What to produce => Output, word for word, every line from the start of the listing down to and including the line that contains "const rangeEnd = '2016-07-18';"; include nothing else.

Data provided =>
..........
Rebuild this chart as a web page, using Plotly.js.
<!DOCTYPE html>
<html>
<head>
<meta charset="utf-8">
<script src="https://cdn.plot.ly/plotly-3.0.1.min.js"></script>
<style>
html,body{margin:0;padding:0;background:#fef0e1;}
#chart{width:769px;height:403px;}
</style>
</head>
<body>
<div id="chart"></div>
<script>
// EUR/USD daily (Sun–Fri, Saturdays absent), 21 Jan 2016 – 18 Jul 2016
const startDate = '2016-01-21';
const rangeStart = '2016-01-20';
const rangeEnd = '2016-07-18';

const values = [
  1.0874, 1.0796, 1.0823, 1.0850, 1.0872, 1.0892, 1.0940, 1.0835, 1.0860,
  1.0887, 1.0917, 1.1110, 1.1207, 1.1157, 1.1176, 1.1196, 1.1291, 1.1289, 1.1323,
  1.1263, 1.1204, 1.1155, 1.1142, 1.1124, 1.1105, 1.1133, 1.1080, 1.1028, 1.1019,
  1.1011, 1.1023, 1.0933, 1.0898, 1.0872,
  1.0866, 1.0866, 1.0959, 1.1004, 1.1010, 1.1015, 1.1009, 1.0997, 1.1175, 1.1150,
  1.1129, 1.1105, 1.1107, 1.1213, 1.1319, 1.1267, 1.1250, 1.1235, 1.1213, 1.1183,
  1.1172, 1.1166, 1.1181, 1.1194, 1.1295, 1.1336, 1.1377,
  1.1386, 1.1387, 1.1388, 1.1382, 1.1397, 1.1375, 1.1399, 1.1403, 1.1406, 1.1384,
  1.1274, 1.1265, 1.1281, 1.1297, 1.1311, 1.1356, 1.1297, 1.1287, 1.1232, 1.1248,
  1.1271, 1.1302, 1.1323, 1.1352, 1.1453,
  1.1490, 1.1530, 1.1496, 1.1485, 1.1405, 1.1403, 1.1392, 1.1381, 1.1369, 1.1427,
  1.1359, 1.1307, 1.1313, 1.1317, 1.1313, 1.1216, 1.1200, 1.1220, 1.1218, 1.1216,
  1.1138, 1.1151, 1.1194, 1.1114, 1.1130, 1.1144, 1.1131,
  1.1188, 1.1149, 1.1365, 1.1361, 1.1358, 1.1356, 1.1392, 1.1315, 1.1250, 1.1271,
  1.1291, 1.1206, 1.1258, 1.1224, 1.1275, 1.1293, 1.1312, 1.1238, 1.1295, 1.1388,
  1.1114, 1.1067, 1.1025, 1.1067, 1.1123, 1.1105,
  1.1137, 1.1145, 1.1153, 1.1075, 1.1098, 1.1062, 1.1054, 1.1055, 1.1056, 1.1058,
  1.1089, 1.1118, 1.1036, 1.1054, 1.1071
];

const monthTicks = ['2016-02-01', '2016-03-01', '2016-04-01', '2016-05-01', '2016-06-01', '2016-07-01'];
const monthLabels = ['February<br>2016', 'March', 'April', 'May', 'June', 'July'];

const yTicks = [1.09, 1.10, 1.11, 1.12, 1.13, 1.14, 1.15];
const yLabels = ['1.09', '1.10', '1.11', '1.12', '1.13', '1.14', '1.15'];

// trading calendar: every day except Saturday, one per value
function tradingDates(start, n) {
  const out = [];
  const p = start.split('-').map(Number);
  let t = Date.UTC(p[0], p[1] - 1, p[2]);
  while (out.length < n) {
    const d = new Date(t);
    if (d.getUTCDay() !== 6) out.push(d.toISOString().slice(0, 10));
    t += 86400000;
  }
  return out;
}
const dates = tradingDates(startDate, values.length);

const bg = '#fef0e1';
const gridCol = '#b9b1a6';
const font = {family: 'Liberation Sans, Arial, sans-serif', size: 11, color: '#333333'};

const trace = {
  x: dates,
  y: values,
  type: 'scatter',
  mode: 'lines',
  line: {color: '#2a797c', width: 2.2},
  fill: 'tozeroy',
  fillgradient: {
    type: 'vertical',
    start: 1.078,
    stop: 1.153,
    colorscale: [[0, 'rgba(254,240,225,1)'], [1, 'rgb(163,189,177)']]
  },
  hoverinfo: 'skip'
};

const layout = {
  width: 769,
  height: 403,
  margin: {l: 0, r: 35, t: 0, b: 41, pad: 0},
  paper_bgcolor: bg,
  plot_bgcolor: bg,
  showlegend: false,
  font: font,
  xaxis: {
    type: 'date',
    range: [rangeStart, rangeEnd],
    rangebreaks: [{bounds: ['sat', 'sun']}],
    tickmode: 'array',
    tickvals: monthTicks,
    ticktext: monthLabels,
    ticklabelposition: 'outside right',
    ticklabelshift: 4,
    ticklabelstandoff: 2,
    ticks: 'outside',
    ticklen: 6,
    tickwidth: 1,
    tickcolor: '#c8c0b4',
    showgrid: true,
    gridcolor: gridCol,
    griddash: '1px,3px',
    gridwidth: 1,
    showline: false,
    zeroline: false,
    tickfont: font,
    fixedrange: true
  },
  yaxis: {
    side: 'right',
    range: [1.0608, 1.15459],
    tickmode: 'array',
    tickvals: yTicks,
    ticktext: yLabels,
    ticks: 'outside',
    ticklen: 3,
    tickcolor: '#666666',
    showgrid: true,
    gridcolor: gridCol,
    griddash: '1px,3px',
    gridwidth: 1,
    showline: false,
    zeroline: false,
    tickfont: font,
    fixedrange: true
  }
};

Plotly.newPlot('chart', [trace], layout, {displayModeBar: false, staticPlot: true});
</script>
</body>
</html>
..........
The result =>
Rebuild this chart as a web page, using Plotly.js.
<!DOCTYPE html>
<html>
<head>
<meta charset="utf-8">
<script src="https://cdn.plot.ly/plotly-3.0.1.min.js"></script>
<style>
html,body{margin:0;padding:0;background:#fef0e1;}
#chart{width:769px;height:403px;}
</style>
</head>
<body>
<div id="chart"></div>
<script>
// EUR/USD daily (Sun–Fri, Saturdays absent), 21 Jan 2016 – 18 Jul 2016
const startDate = '2016-01-21';
const rangeStart = '2016-01-20';
const rangeEnd = '2016-07-18';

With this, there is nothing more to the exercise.